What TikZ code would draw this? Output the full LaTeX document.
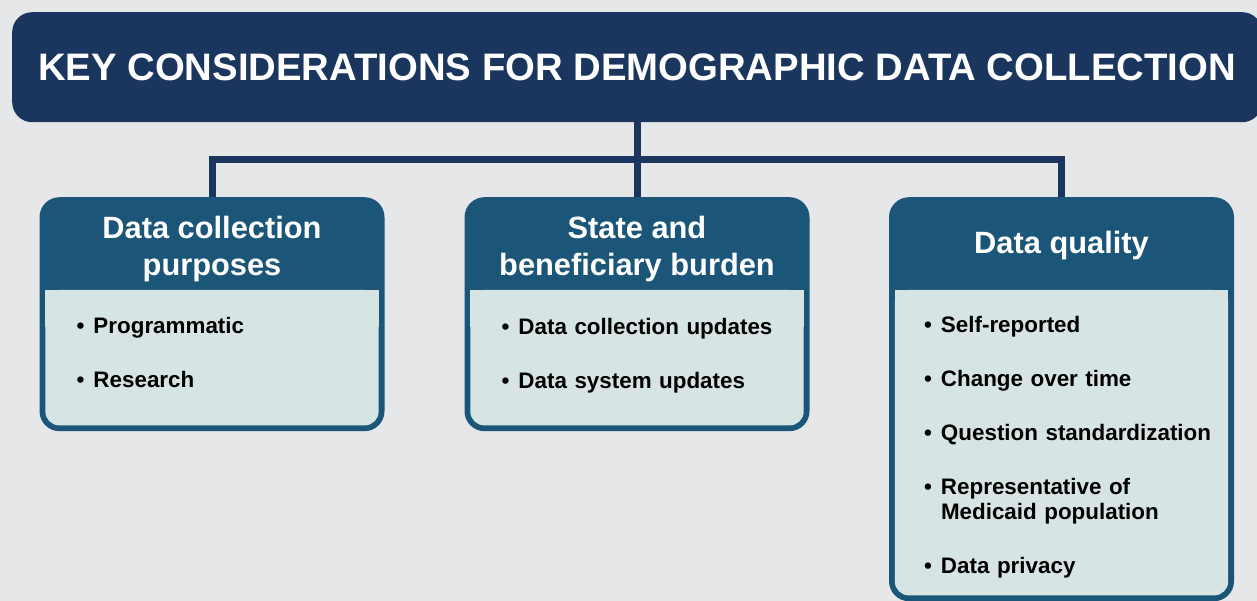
--
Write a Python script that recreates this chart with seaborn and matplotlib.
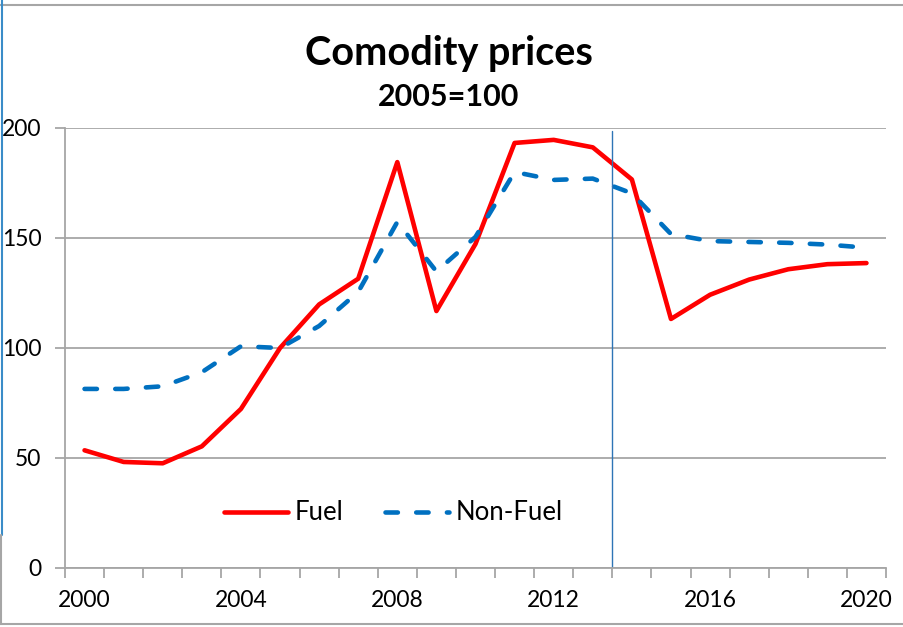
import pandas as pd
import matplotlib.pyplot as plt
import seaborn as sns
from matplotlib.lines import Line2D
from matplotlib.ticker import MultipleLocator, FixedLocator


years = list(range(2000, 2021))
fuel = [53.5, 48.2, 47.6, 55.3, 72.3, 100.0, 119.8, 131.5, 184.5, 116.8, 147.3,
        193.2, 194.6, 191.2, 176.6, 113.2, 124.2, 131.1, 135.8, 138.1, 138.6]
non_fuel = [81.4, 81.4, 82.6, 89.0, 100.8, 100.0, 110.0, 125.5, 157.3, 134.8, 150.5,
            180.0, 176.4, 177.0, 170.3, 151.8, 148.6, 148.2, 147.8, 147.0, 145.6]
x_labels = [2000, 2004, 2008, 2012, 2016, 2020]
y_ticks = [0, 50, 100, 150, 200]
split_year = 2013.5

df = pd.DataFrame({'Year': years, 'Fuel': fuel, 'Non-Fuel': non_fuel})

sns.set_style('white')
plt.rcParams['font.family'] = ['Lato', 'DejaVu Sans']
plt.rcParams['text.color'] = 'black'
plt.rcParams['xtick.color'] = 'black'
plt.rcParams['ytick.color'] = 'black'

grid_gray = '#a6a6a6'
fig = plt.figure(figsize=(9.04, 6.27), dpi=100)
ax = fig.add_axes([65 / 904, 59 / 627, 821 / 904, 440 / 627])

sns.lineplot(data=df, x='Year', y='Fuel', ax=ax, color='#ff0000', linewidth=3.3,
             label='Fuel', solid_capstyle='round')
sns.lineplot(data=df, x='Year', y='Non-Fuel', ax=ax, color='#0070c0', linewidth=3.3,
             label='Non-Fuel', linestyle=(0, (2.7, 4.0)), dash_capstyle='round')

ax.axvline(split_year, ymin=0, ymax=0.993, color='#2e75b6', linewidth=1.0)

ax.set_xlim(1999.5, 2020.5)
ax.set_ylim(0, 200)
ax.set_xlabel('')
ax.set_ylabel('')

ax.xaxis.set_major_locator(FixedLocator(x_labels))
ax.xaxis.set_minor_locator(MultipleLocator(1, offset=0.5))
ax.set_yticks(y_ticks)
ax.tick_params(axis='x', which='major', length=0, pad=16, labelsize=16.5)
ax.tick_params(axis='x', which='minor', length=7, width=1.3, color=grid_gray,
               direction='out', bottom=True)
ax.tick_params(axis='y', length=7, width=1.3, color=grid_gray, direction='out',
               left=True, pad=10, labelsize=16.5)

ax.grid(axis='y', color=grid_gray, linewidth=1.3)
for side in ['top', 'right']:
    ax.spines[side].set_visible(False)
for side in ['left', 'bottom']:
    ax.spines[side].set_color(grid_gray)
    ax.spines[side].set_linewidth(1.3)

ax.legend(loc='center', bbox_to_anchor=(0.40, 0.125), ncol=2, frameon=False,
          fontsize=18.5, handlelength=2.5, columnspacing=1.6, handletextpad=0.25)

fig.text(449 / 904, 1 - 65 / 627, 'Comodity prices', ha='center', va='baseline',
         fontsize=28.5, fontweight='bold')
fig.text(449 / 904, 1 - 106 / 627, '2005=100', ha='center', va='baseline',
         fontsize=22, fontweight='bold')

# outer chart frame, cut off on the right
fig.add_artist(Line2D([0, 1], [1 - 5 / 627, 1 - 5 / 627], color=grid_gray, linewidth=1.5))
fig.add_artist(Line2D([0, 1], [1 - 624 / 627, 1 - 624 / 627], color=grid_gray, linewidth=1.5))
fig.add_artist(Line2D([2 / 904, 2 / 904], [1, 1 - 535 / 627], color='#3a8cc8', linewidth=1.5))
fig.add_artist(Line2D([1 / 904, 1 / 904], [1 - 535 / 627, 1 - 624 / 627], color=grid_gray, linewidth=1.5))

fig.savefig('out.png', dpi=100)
...
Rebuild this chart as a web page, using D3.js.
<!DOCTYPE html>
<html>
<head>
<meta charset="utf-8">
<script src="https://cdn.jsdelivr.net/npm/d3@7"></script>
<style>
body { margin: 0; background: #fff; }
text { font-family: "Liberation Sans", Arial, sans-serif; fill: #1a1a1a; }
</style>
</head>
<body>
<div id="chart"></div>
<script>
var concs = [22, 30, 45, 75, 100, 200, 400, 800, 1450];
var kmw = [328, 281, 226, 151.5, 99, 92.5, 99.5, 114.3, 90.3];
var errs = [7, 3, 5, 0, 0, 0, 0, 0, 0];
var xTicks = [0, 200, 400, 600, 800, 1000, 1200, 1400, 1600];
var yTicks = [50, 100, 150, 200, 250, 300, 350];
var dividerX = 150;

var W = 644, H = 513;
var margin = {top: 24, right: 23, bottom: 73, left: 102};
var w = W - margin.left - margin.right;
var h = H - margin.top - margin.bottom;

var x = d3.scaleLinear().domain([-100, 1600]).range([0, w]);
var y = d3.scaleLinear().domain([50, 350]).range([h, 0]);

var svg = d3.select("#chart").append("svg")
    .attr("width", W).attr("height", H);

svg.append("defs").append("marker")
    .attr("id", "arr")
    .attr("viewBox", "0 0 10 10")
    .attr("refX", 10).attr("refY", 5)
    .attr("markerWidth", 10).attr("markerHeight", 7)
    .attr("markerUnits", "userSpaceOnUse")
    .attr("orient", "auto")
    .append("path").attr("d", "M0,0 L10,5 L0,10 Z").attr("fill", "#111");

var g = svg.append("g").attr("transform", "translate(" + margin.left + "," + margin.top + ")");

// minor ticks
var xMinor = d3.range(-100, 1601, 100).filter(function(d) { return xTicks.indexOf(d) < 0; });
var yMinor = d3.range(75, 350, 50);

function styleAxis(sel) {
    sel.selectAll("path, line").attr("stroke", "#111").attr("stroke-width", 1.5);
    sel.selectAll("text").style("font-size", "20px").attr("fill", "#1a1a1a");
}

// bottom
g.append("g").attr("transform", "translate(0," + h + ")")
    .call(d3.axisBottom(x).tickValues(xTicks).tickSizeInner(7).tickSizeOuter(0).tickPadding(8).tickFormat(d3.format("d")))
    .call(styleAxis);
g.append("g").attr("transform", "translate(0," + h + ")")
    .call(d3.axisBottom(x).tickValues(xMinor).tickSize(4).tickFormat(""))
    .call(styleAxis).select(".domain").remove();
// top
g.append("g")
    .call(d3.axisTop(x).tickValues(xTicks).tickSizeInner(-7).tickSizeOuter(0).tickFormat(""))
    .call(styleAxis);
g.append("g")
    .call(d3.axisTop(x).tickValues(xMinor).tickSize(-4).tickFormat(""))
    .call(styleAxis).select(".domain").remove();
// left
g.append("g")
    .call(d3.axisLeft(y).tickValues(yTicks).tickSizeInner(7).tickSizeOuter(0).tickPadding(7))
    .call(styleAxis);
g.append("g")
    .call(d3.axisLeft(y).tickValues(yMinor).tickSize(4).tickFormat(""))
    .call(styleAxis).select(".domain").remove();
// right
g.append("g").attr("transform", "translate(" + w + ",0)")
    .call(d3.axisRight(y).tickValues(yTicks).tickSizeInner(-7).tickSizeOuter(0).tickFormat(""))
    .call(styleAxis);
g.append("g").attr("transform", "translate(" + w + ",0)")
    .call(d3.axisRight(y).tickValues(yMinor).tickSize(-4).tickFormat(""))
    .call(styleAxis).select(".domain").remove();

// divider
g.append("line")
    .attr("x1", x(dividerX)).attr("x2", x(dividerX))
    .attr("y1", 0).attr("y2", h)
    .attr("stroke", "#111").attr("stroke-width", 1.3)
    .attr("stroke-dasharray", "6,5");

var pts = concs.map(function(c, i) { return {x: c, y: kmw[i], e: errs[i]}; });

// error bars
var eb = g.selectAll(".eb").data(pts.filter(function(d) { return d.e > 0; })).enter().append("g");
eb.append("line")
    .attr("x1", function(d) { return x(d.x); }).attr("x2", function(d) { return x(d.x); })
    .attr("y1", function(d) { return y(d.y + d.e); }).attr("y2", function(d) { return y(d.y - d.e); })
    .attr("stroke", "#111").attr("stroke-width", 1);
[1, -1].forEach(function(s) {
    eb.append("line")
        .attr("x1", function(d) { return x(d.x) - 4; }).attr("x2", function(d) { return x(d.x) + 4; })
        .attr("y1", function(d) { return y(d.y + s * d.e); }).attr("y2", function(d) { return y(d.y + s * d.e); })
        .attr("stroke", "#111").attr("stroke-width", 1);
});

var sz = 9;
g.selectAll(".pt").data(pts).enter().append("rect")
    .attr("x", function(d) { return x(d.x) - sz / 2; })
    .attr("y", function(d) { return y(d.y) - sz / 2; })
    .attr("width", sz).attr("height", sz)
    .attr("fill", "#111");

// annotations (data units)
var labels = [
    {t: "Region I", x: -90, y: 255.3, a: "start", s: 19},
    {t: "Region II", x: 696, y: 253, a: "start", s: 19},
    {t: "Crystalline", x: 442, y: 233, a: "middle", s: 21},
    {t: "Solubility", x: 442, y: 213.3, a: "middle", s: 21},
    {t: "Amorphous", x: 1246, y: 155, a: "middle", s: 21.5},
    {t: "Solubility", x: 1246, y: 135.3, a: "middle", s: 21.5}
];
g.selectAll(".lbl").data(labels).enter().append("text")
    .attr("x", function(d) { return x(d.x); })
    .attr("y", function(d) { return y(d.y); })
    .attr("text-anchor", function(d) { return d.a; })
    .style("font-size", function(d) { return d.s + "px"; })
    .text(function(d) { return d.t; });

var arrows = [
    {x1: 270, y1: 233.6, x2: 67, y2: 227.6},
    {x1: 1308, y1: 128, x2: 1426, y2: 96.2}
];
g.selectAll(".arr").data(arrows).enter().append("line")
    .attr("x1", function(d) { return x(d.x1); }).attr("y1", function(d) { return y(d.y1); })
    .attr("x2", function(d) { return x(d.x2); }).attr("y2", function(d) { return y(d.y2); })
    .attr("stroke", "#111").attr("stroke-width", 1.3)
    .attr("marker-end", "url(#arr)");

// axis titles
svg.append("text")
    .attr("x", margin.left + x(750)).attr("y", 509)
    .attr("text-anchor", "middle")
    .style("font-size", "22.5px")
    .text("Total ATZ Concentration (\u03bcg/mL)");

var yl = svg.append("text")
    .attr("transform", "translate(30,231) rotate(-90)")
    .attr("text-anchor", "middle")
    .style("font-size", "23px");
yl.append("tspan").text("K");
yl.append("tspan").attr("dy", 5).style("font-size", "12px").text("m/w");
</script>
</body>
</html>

__EXERCISE DESCRIPTION__
Your task is to transcribe exactly the lines starting at the line that contains "Write a Python" and ending at the line that contains "from matplotlib.ticker import", both included. Leave out the pictures.

__THE COMPLETED TASK__
Write a Python script that recreates this chart with seaborn and matplotlib.
import pandas as pd
import matplotlib.pyplot as plt
import seaborn as sns
from matplotlib.lines import Line2D
from matplotlib.ticker import MultipleLocator, FixedLocator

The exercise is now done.